Reading the Wind Rose Graphs

Because wind rose graphs are not a square graph with lines or columns, that we are familiar with, some people may be put off trying to grasp the information that they convey. However, the difference in wind direction and strength between the 2016-17 season and 2017-18 season makes it easy to understand how these wind rose graphs work.

We can see in the 2016-17 season graph that the markers are all spread out, right up to the maximum wind strength on the west and south west axes. This indicates that we had a range of wind strengths right up to strong gale and that these strong winds were overwhelmingly from the west and south-west. There was an occasion or two when there was strong wind from the north with the markers for a strong breeze, near gale, gale and strong gale, just a little bit spread out and not quite all piled on top of each other.

By contrast the 2017-18 wind rose graph has many of the markers are piled on top of each other in just about all directions, indicating that there were few strong winds in the 2017-18. Where there is some spread of the markers it is in the north and north-east direction, but this spread is just among the lighter winds, all the gale markers are still piled on top of each other.

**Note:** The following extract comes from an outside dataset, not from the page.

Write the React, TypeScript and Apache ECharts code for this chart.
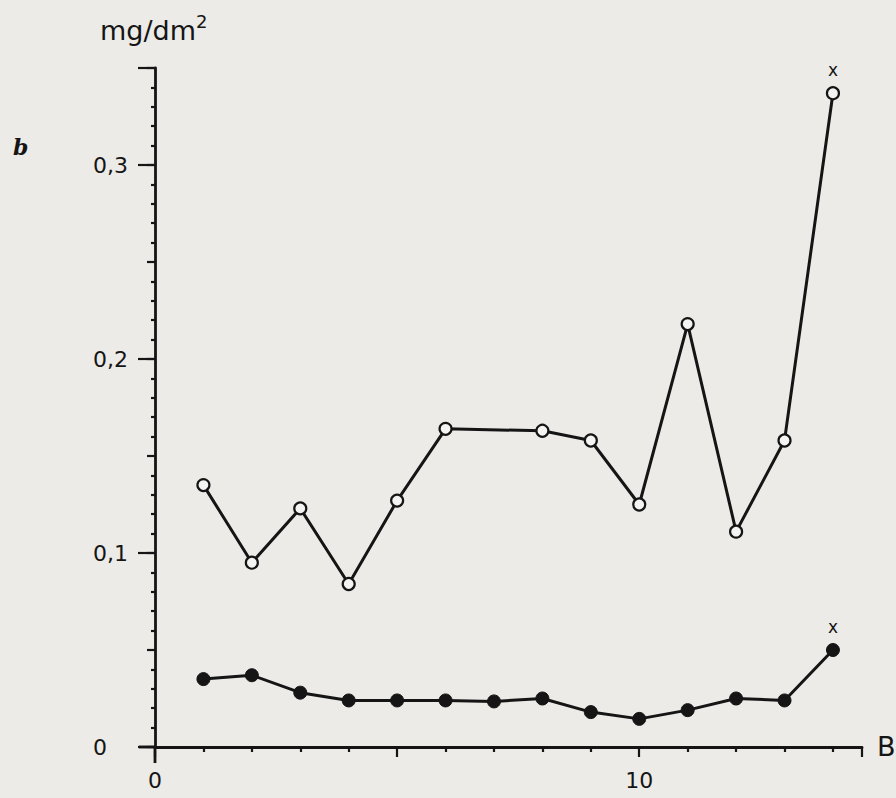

The 2017-18 Bay of Plenty kiwifruit growing season featured high temperatures, both during the day, but particularly overnight and was also notable for a lack of wind.  Other climate inputs that might impact the growing of the crop, rainfall and sunshine, whilst they had their ups and downs were not persistently above or below average, nor subject to major spikes that would eclipse all other data in impacting the crop in the way rainfall did for growers particularly on the Edgecumbe plains late in the 2016-17 season.

Overall 2017-18 Bay of Plenty kiwifruit growing season climate inputs stack up as mostly average, and therefore benign, meaning good on orchard practices should have rewarded growers at the packhouse.